Last year I knew I wasn’t going to be able to make it another winter on my pay. This year I interviewed for and got a higher paying job with more hours. And I have enough cash to make it through the winter a lot more comfortably than last year. But this year it still looms.
I moved home 13 years ago with a major depression, I tired to be a writer but I was too sick and sickness was all that came out of my writing. It wasn’t till I got a job and started interacting with people again that I was able to come out bit by bit. It’s taken about a decade to get gooder.
Last year the plan was to learn how to drive, keep up the job for a year or two and get a down payment for a house. If I could drive I could get a house in the country too, not be confined to a location close to work and groceries.
This week the plan was to just take a year and go on EI and live with my parents and prove to them that I could be an artist. Finally use my degree for something. Right now there’s no time to read or write even play the piano. I couldn’t play the piano tonight as I had this rolling around in my head and new I had to get it out.

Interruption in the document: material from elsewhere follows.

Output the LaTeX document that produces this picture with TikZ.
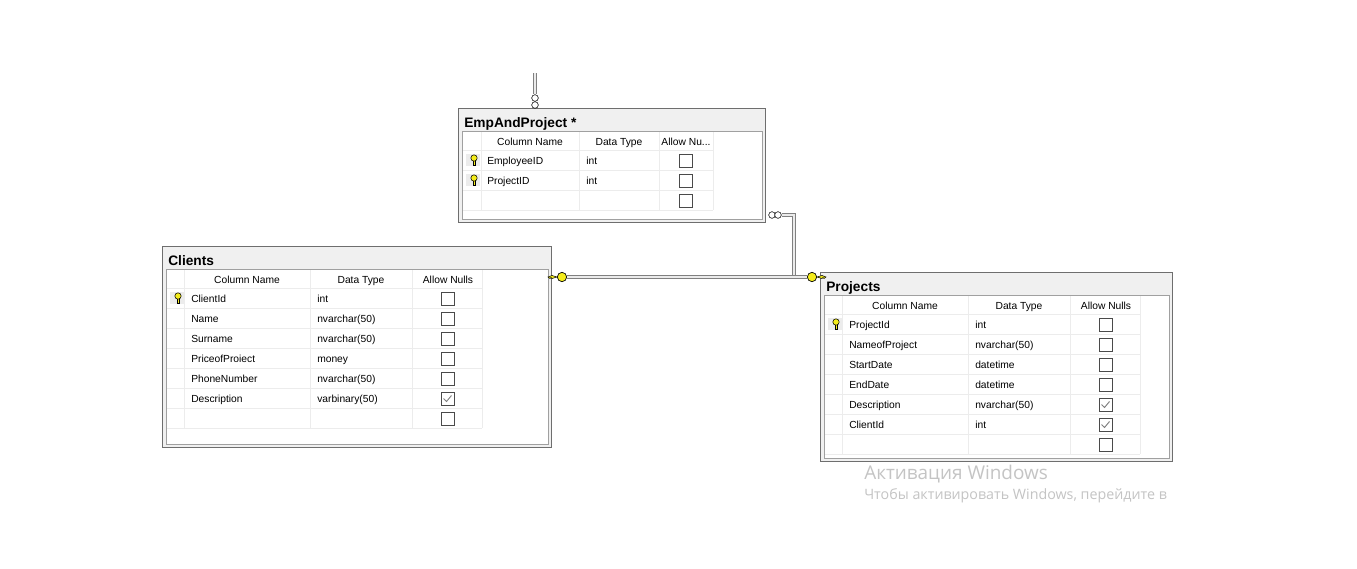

I’m forty, I don’t want a job, I don’t want to climb the corporate ladder, I’m not bored when I’m home alone I always have a list of things that I need to do and they never get done I’m always exhausted.
“Maybe I’m just lazy?”
Then I heard a million voices answer back to me, “You’re not lazy.”
I’m not lazy.
Things have changed in the past ten years. A lot of things. A lot of them specifically because I have hada job and can get around town on my own and have delicious friends that get me out and about.
When I complain my mother says “Well I wish I could win the lotto for you, that’s the only way is if we have money.”
I’m reminded of high school where I was so unhappy but there was no way out because “We didn’t have money.” I haven’t believed that’s the only saving grace in this situation, but I’ve never realized how to change my thought process.
But that’s what it takes is a changing of thought process.
I couldn't make it in the theatre world post graduation. I would have needed to crash on a friends couch, and spends a year or two doing films and theatre that pay very little to prove to the world I've "got what it takes" and earnsome industry cred.
I tried to live on my own and earn the cred, but I worked a full time catering job as well, and you can’t gain film cred when A) you don’t drive a car and B) you fall asleep on the cruddy floor of Halifax’s little cigar bar during a climatic scene.
“Dear God, all I ask is that I didn’t snore.”
SO here I am in Duncanville with two cats (They are always in the picture they are my babies) a book shelf I never have time to read and a head afraid of coming up with ideas because I'm afraid of not having time to write then out.
And for a second year in a row I want to move home, and it’s not because of money or a house, it’s simply because I want to write. Songs, poems, plays, something I’ve been putting off for 20 years, learning how to do better for 20 years and now, I need a change.
SO Now I need some ideas of how to get more time to write and still feed and shelter myself and the babies and be creative a whole lote more.
Oh and lets save the world while we’re at it.